One possible use of bias is to use an optimistic value for Q1. For example, in the K-arms bandit problem, if we choose a value that is off from the mean by quite a bit, then it will lead to more early exploration — this happens because Target — Q(1) will be wildly off and all actions will look inappropriate, forcing the algorithm to explore more. Generally speaking this is not a good strategy for sustainable exploration given that it is based on temporary initial condition.
Selecting next actions using uncertainty metric(UCB)
In ε-greedy, we discussed that when we selected the next action for exploration it was picked with uniform probability from all the remaining non-greedy actions. It would be good to select the next action with some better heuristic. One such heuristic is called Upper-Confidence-Bound selection. In this measure, we select an action that maximizes:
Q(t) + c * ( sqrt(ln t/N(a))
What this formula tries to do is to add an uncertainty measure for the given action a. N(a) indicates the number of times a has been selected so far. If ‘a’ has never been selected then sqrt term is maximized and leads to selection of ‘a’. Otherwise as ‘a’ gets selected more and more times, the sqrt term becomes smaller — increasing the certainty. Similarly when any other action other than ‘a’ is selected, it increases the value of sqrt term, but slowly. This causes actions that have been often but with lower value, to not get selected after a while. It also causes to accrue more certainty around actions that haven’t been selected before.
Gradient Bandit Algorithm
All the previous approaches mentioned below estimate values for every action.
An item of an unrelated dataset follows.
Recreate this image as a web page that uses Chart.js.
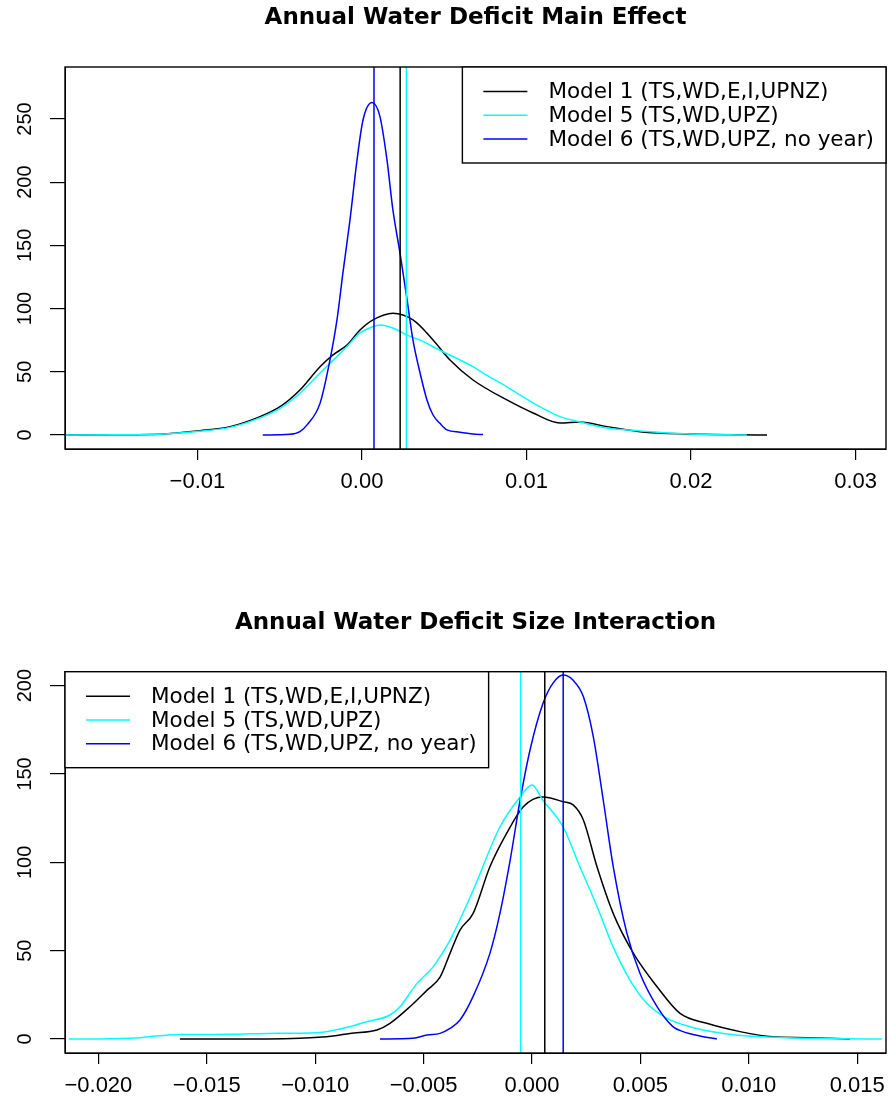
<!DOCTYPE html>
<html>
<head>
<meta charset="utf-8">
<script src="https://cdn.jsdelivr.net/npm/chart.js@4.4.1/dist/chart.umd.min.js"></script>
<style>
  body { margin: 0; background: #fff; }
  #wrap { position: relative; width: 888px; height: 1101px; }
  canvas { position: absolute; left: 0; }
</style>
</head>
<body>
<div id="wrap">
  <canvas id="mainChart" width="888" height="550" style="top:0"></canvas>
  <canvas id="sizeChart" width="888" height="551" style="top:550px"></canvas>
</div>
<script>
// legend entries shared by both panels
const modelLabels = ["Model 1 (TS,WD,E,I,UPNZ)", "Model 5 (TS,WD,UPZ)", "Model 6 (TS,WD,UPZ, no year)"];
const modelColors = ["#000000", "#00ffff", "#0000ff"];

// --- Annual Water Deficit Main Effect (density estimates) ---
const mainX1 = [-0.01805, -0.015, -0.01289, -0.00985, -0.00802, -0.0062, -0.00498, -0.00377, -0.00255, -0.00176, -0.00091, -0.00012, 0.00067, 0.00188, 0.0031, 0.00432, 0.00535, 0.00675, 0.00881, 0.0104, 0.01204, 0.01325, 0.01489, 0.0169, 0.01994, 0.02462];
const mainY1 = [0, 0.1, 0.3, 3.4, 6.6, 14.5, 22.4, 35.6, 54, 63.3, 71.2, 83, 91, 96.3, 91, 75.2, 59.3, 43.5, 27.7, 17.4, 9.5, 10.3, 6.6, 2.6, 0.8, 0];
const mainX5 = [-0.01805, -0.015, -0.01289, -0.00985, -0.00802, -0.0062, -0.00498, -0.00377, -0.00255, -0.00176, -0.00091, -0.00012, 0.00067, 0.00109, 0.00188, 0.00274, 0.00353, 0.00474, 0.00675, 0.00736, 0.00881, 0.0108, 0.01204, 0.01325, 0.01489, 0.0169, 0.01994, 0.0234];
const mainY5 = [0, 0.1, 0.3, 3.0, 6, 13.5, 21, 33, 49, 59, 70, 80.7, 85.7, 87, 84.6, 79, 75, 67, 54, 49, 38, 22.4, 14.5, 10.3, 5.5, 3.2, 0.8, 0];
const mainX6 = [-0.00603, -0.00438, -0.00377, -0.00334, -0.00255, -0.00195, -0.00152, -0.00116, -0.00073, -0.0003, 0.00006, 0.00061, 0.00109, 0.00152, 0.00188, 0.00231, 0.00274, 0.0031, 0.00353, 0.00395, 0.00432, 0.00474, 0.00517, 0.00596, 0.00675, 0.00736];
const mainY6 = [0, 0.5, 2.6, 8, 25, 59, 91, 128, 170, 217.6, 249, 263, 252, 217.6, 178, 144, 107, 75, 49, 27.7, 15.8, 9.2, 4, 2.2, 0.8, 0.3];
const mainMeans = [0.00232, 0.0027, 0.00073];
const mainXLimits = [-0.01805, 0.03185];
const mainYLimits = [-11.1, 291.1];
const mainXTicks = [-0.01, 0, 0.01, 0.02, 0.03];
const mainXTickLabels = ["\u22120.01", "0.00", "0.01", "0.02", "0.03"];
const mainYTicks = [0, 50, 100, 150, 200, 250];
const mainYTickLabels = ["0", "50", "100", "150", "200", "250"];

// --- Annual Water Deficit Size Interaction ---
const sizeX1 = [-0.01624, -0.01223, -0.0107, -0.00918, -0.0084, -0.00715, -0.00655, -0.00563, -0.00484, -0.00424, -0.00378, -0.00332, -0.00272, -0.00194, -0.00117, -0.0004, 0.00051, 0.00144, 0.0019, 0.00237, 0.003, 0.00375, 0.00468, 0.00577, 0.00683, 0.00806, 0.0096, 0.01112, 0.01266, 0.01467];
const sizeY1 = [0, 0, 0.4, 1.7, 3.2, 5.1, 8.9, 18.3, 27.7, 35, 48.5, 61.7, 71, 97.5, 116.4, 131.5, 137, 134.3, 132.5, 124, 97.5, 71, 48.5, 29.6, 14.5, 8.9, 4.2, 1.3, 0.8, 0];
const sizeX5 = [-0.02136, -0.01946, -0.01808, -0.01716, -0.01624, -0.01379, -0.01223, -0.00992, -0.0084, -0.00763, -0.00655, -0.00609, -0.0053, -0.00455, -0.00424, -0.00378, -0.00272, -0.00148, -0.00055, 0.0, 0.00051, 0.00144, 0.00221, 0.003, 0.00375, 0.00452, 0.0053, 0.00623, 0.00729, 0.00883, 0.01112, 0.01614];
const sizeY5 = [0, 0.2, 0.8, 1.9, 2.5, 2.7, 3.2, 3.6, 7, 9.8, 13.6, 18.3, 31.5, 41, 46.6, 56, 84, 120, 137, 143.8, 135, 120, 97.5, 75, 52, 33.4, 20.2, 11.7, 7, 3.2, 1, 0];
const sizeX6 = [-0.00701, -0.00549, -0.00484, -0.00424, -0.00378, -0.00332, -0.00272, -0.00194, -0.00148, -0.00101, -0.00055, -0.00009, 0.00051, 0.00097, 0.00144, 0.0019, 0.00237, 0.00283, 0.00329, 0.00375, 0.00438, 0.00498, 0.00577, 0.0065, 0.00697, 0.00775, 0.00853];
const sizeY6 = [0, 0.4, 2.3, 3.2, 6, 10.8, 24, 48.5, 71, 101, 135, 163.6, 190, 201.4, 206, 203, 193.8, 171, 135, 97.5, 59.8, 37.2, 18.3, 7, 4.2, 1.7, 0];
const sizeMeans = [0.00059, -0.00052, 0.00144];
const sizeXLimits = [-0.02154, 0.01633];
const sizeYLimits = [-7.9, 207.9];
const sizeXTicks = [-0.02, -0.015, -0.01, -0.005, 0, 0.005, 0.01, 0.015];
const sizeXTickLabels = ["\u22120.020", "\u22120.015", "\u22120.010", "\u22120.005", "0.000", "0.005", "0.010", "0.015"];
const sizeYTicks = [0, 50, 100, 150, 200];
const sizeYTickLabels = ["0", "50", "100", "150", "200"];

// box around the plot region, like R's box()
const plotBox = {
  id: "plotBox",
  afterDatasetsDraw(chart) {
    const { ctx, chartArea: a } = chart;
    ctx.save();
    ctx.strokeStyle = "#000";
    ctx.lineWidth = 1.4;
    ctx.strokeRect(a.left, a.top, a.right - a.left, a.bottom - a.top);
    ctx.restore();
  },
};

// R style legend box in a corner of the plot region
const rLegend = {
  id: "rLegend",
  afterDraw(chart, args, opts) {
    const { ctx, chartArea: a } = chart;
    ctx.save();
    ctx.font = "21.5px 'DejaVu Sans'";
    const textW = Math.max(...modelLabels.map((l) => ctx.measureText(l).width));
    const w = 86 + textW + 12;
    const h = 96;
    const left = opts.side === "right" ? a.right - w : a.left;
    const top = a.top;
    ctx.fillStyle = "#fff";
    ctx.fillRect(left, top, w, h);
    ctx.strokeStyle = "#000";
    ctx.lineWidth = 1.4;
    ctx.strokeRect(left, top, w, h);
    ctx.textBaseline = "middle";
    modelLabels.forEach((label, i) => {
      const y = top + 24.5 + i * 23.8;
      ctx.strokeStyle = modelColors[i];
      ctx.lineWidth = 1.5;
      ctx.beginPath();
      ctx.moveTo(left + 21, y);
      ctx.lineTo(left + 65, y);
      ctx.stroke();
      ctx.fillStyle = "#000";
      ctx.fillText(label, left + 86, y + 1);
    });
    ctx.restore();
  },
};

function densityChart(canvasId, cfg) {
  const datasets = [];
  cfg.curves.forEach((c, i) => {
    datasets.push({
      label: modelLabels[i],
      data: c.x.map((x, k) => ({ x: x, y: c.y[k] })),
      borderColor: modelColors[i],
      borderWidth: 1.5,
      pointRadius: 0,
      cubicInterpolationMode: "monotone",
      order: 6 - i,
    });
  });
  // vertical lines at the estimates (abline v=)
  cfg.means.forEach((m, i) => {
    datasets.push({
      label: modelLabels[i] + " estimate",
      data: [{ x: m, y: cfg.yLimits[0] }, { x: m, y: cfg.yLimits[1] }],
      borderColor: modelColors[i],
      borderWidth: 1.5,
      pointRadius: 0,
      order: 3 - i,
    });
  });

  return new Chart(document.getElementById(canvasId), {
    type: "line",
    data: { datasets: datasets },
    plugins: [plotBox, rLegend],
    options: {
      responsive: false,
      animation: false,
      events: [],
      layout: { padding: { left: 0, right: 2, top: 0, bottom: 0 } },
      plugins: {
        legend: { display: false },
        tooltip: { enabled: false },
        title: {
          display: true,
          fullSize: false, // centre over the plot region, as R does
          text: cfg.title,
          color: "#000",
          font: { family: "'DejaVu Sans'", size: 23, weight: "bold", lineHeight: 1.2 },
          padding: cfg.titlePadding,
        },
        rLegend: { side: cfg.legendSide },
      },
      scales: {
        x: {
          type: "linear",
          min: cfg.xLimits[0],
          max: cfg.xLimits[1],
          afterBuildTicks: (s) => { s.ticks = cfg.xTicks.map((v) => ({ value: v })); },
          afterFit: (s) => {
            s.height = cfg.xAxisHeight;
            // labels never push the plot region inwards
            s.paddingLeft = 0;
            s.paddingRight = 0;
          },
          ticks: {
            callback: (v, i) => cfg.xTickLabels[i],
            color: "#000",
            font: { family: "'Liberation Sans', Arial, sans-serif", size: 22 },
            padding: 9,
            maxRotation: 0,
            autoSkip: false,
          },
          grid: { drawOnChartArea: false, drawTicks: true, tickLength: 11, color: "#000", lineWidth: 1.2 },
          border: { display: true, color: "#000", width: 1 },
        },
        y: {
          type: "linear",
          min: cfg.yLimits[0],
          max: cfg.yLimits[1],
          afterBuildTicks: (s) => { s.ticks = cfg.yTicks.map((v) => ({ value: v })); },
          afterFit: (s) => {
            s.width = 65;
            s.paddingTop = 0;
            s.paddingBottom = 0;
          },
          ticks: {
            callback: (v, i) => cfg.yTickLabels[i],
            color: "#000",
            font: { family: "'Liberation Sans', Arial, sans-serif", size: 20 },
            minRotation: 90,
            maxRotation: 90,
            crossAlign: "center",
            padding: 8,
            autoSkip: false,
          },
          grid: { drawOnChartArea: false, drawTicks: true, tickLength: 15, color: "#000", lineWidth: 1.2 },
          border: { display: true, color: "#000", width: 1 },
        },
      },
    },
  });
}

densityChart("mainChart", {
  title: "Annual Water Deficit Main Effect",
  titlePadding: { top: 4.7, bottom: 34.7 },
  curves: [
    { x: mainX1, y: mainY1 },
    { x: mainX5, y: mainY5 },
    { x: mainX6, y: mainY6 },
  ],
  means: mainMeans,
  xLimits: mainXLimits,
  yLimits: mainYLimits,
  xTicks: mainXTicks,
  xTickLabels: mainXTickLabels,
  yTicks: mainYTicks,
  yTickLabels: mainYTickLabels,
  xAxisHeight: 101,
  legendSide: "right",
});

densityChart("sizeChart", {
  title: "Annual Water Deficit Size Interaction",
  titlePadding: { top: 59.5, bottom: 34.6 },
  curves: [
    { x: sizeX1, y: sizeY1 },
    { x: sizeX5, y: sizeY5 },
    { x: sizeX6, y: sizeY6 },
  ],
  means: sizeMeans,
  xLimits: sizeXLimits,
  yLimits: sizeYLimits,
  xTicks: sizeXTicks,
  xTickLabels: sizeXTickLabels,
  yTicks: sizeYTicks,
  yTickLabels: sizeYTickLabels,
  xAxisHeight: 48,
  legendSide: "left",
});
</script>
</body>
</html>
Another way could be to assign a priority/probability, at time t, H(t)(a) to every action and then select actions accordingly. Higher H(t)(a), more chances of it being selected. Once we have H(t)(a) — relative priorities, we can then use softmax to land relative probabilities(Pa) for all K actions.
Ideas of stochastic gradient descent to improve values of Ht(a) with every time step seem possible in this case. If R’ is the baseline reward so far, then we can use the following equation for improving Ht(a) with every step with ⍺ as the step size used in gradient descent.
H(t+1)(a) = H(t)(a) + ⍺ (R — R’)(1-Pa)
H(t+1)(a’) = H(t)(a’) — ⍺ (R — R’)(Pa’)
If reward R > R’, then positive feedback improves H(t+1)(a). At the same time, the second equation decreases the H(t+1)(a’) for all other actions a’. One can see the opposite effect when obtained reward R < baseline reward R’.
We discussed basic aspects of reinforcement learning and some ways to manage the trade off between exploration and exploitation. All three methods ε-greedy, UCB, Gradient bandit achieve those trade offs by altering some parameter values.
As it can be seen for k-bandits problem form U-graphs, all methods have an optimal value of the parameter where they perform the best. UCB seems to outperform other methods at least for this problem.